Во втором из обсуждавшихся выше сновидений мы встречались с архетипом, которому я еще не уделял внимания. Это особое сочетание горящих свечей, образующих как бы четыре пирамиды. Тут подчеркивается символическая значимость числа четыре, поскольку пирамиды занимают место иконостаса, священного образа. Храм называется «домом самососредоточенности», поэтому мы можем предположить, что этот символ служит для обозначения алтаря. Теtractus, если воспользоваться пифагорейским термином, действительно относится к «самососредоточенности», как о том ясно свидетельствует сон пациента. Этот символ появляется и в других сновидениях, обычно в форме круга, разделенного на четыре части, в некоторых сновидениях пациента из той же серии он принимает также форму неразделенного круга, цветка, квадратной площади или комнаты, четырехугольника, глобуса, часов, симметричного сада с фонтаном посредине, четырех людей в лодке, в аэроплане или за столом, четырех стульев вокруг стола, четырех цветов, колеса с восемью спицами, звезды или солнца с восемью лучами, круглой шляпы, разделенной на восемь частей, медведя с четырьмя глазами, квадратной тюремной камеры, четырех времен года, корзинки с четырьмя орехами, мировых часов с диском, разделенным на 4 х 8 = 32 подразделения, и т.д. Эти символы четверичности встречаются 71 раз в серии из четырехсот сновидений. Данный случай не является чем-то исключительным.

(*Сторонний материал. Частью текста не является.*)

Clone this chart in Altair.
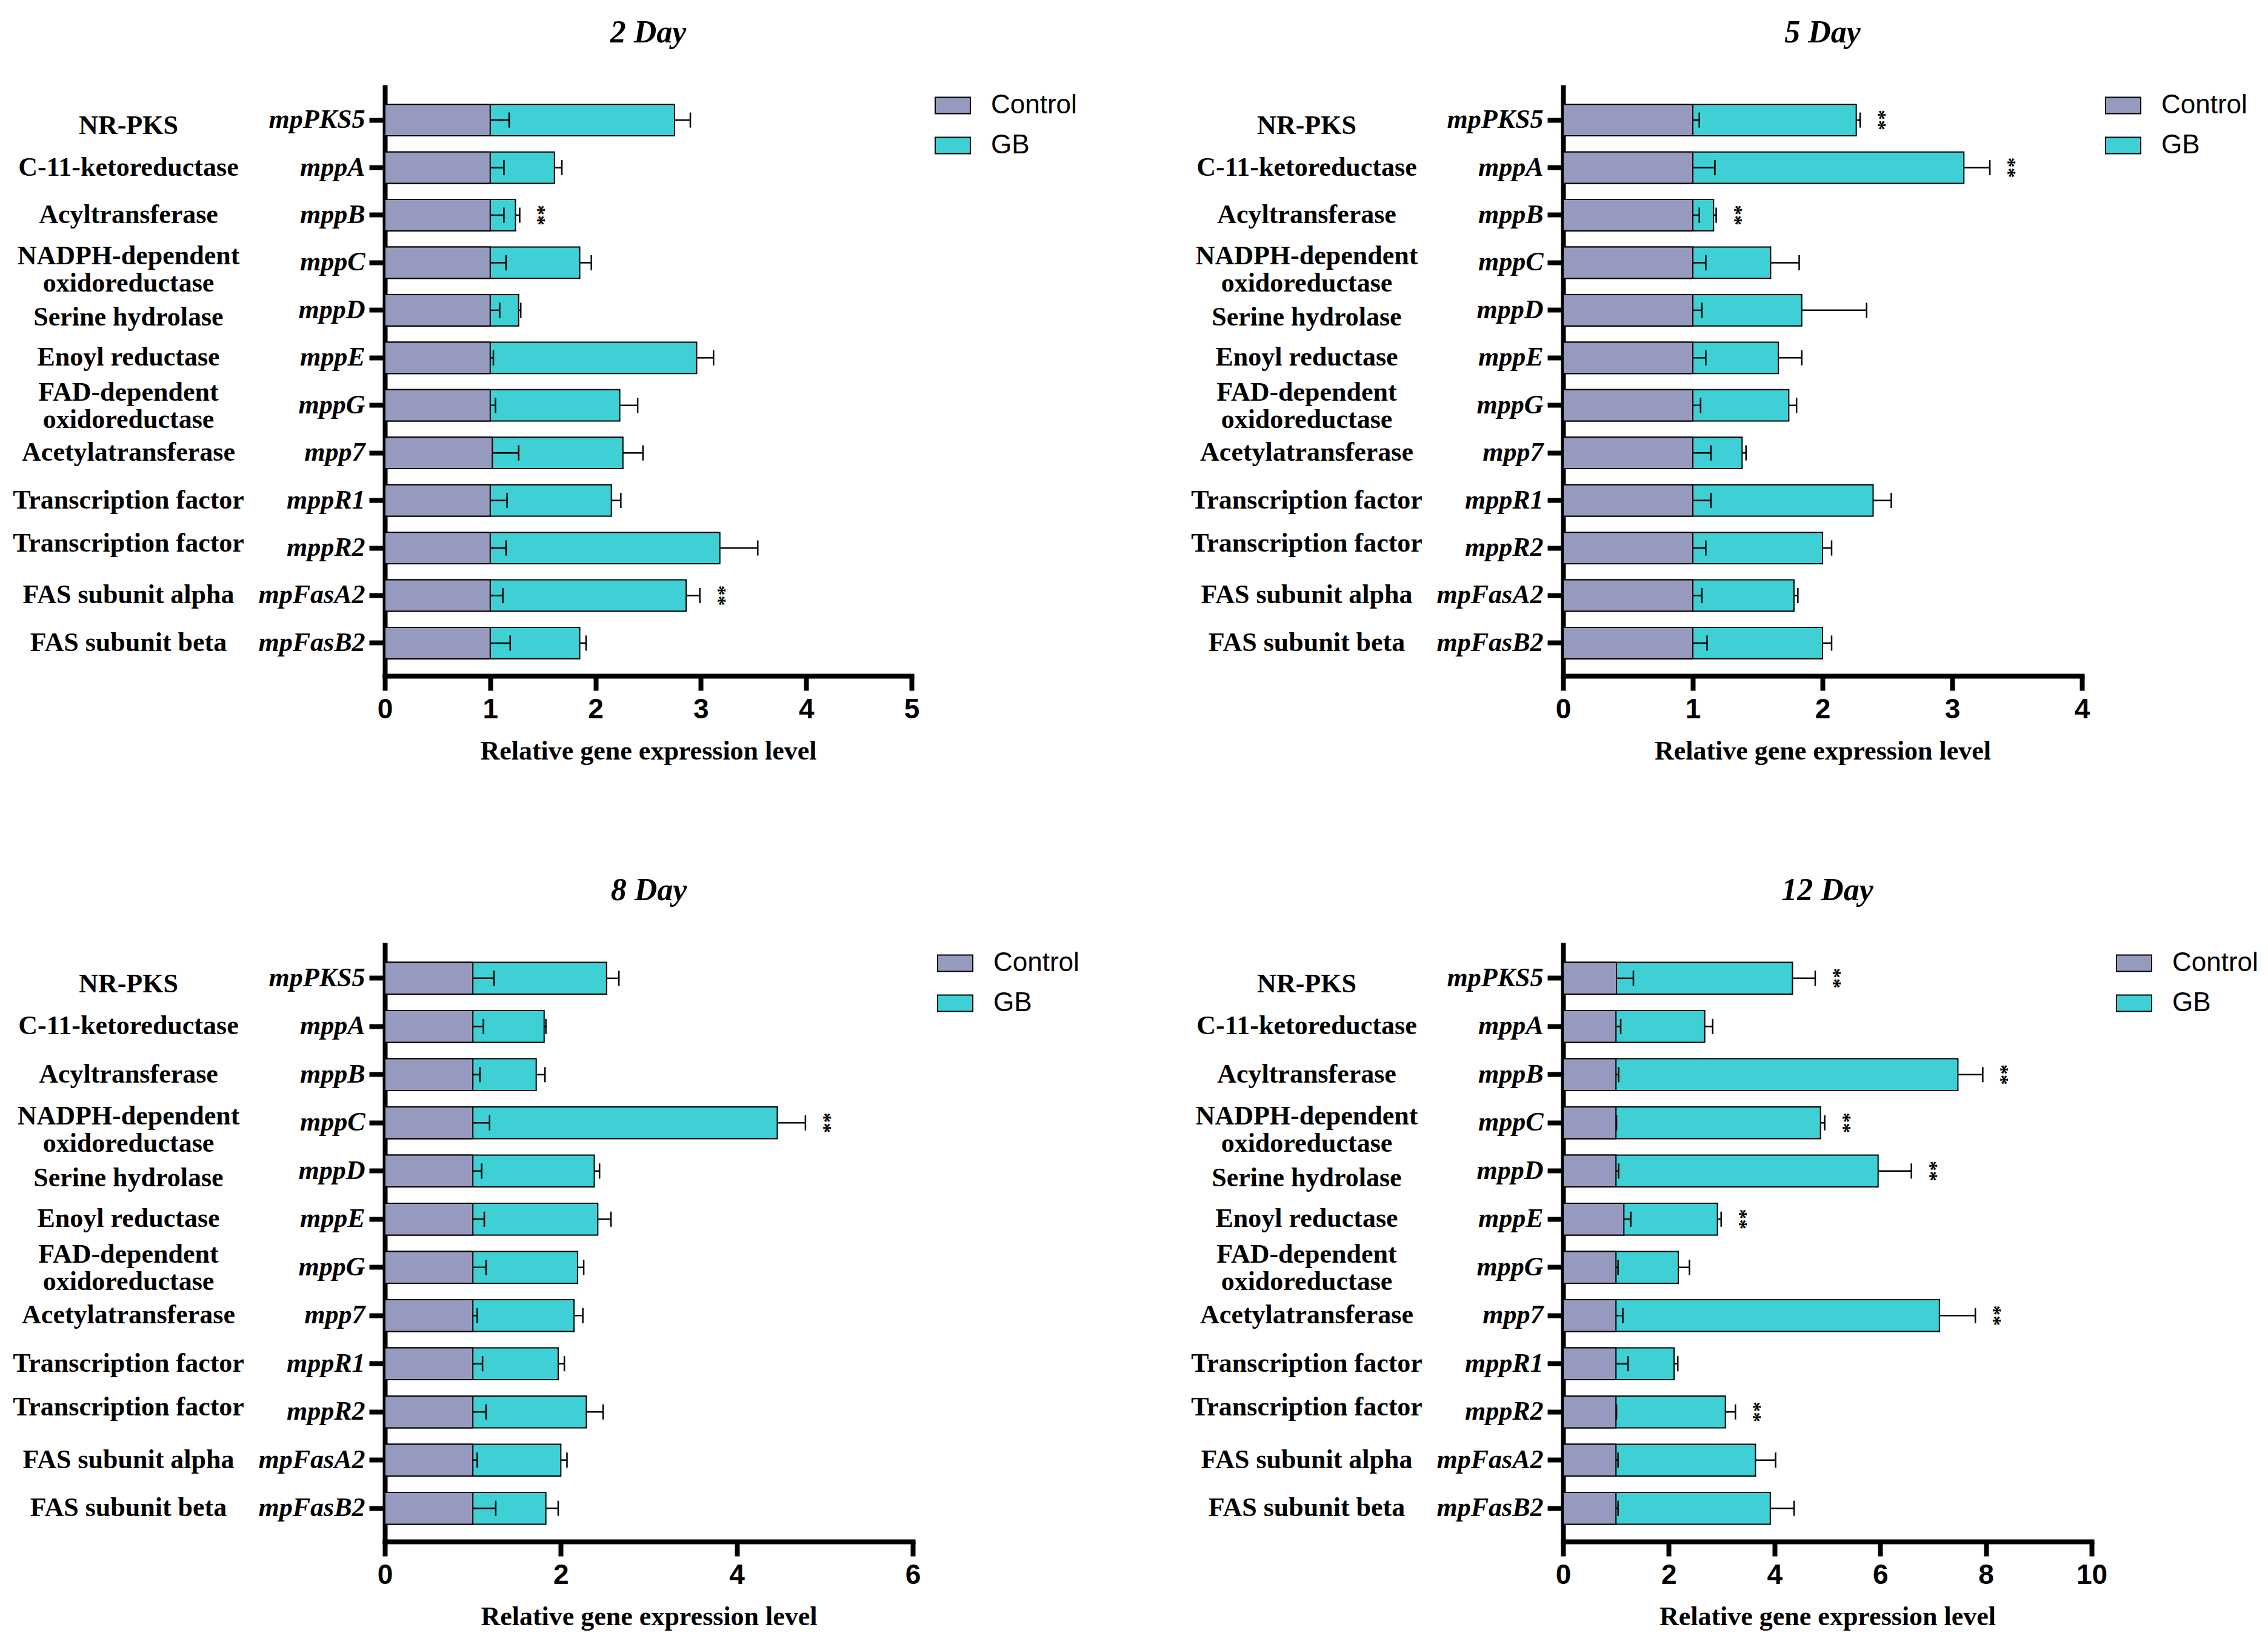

Я наблюдал много случаев, где встречается число четыре — оно всегда имело бессознательные истоки. Иначе говоря, образ приходил в сновидении, а сновидец не имел представления о его смысле и никогда ранее не слышал о символическом значении четверицы. Иное дело — число три, поскольку Троица представляет собой общепризнанное и доступное каждому символическое число. Но четверка нам, в особенности современным ученым, говорит не больше, чем любое другое число. Числовой символизм со всей своей заслуживающей почтения историей представляет собой область знания, целиком и полностью лежащую за пределами сознания нашего сновидца. Если сновидения в этих условиях столь настойчиво говорят о важности четверки, то у нас есть полное право считать ее происхождение бессознательным. Нуминозный характер четверицы очевиден во втором сновидении. Из этого факта мы должны сделать вывод, что сновидение указывает на значения, которые мы называем «священными». Так как сновидец не в силах проследить связь этого факта с каким-нибудь сознательным источником, я применяю сравнительный метод, чтобы выявить значение символики.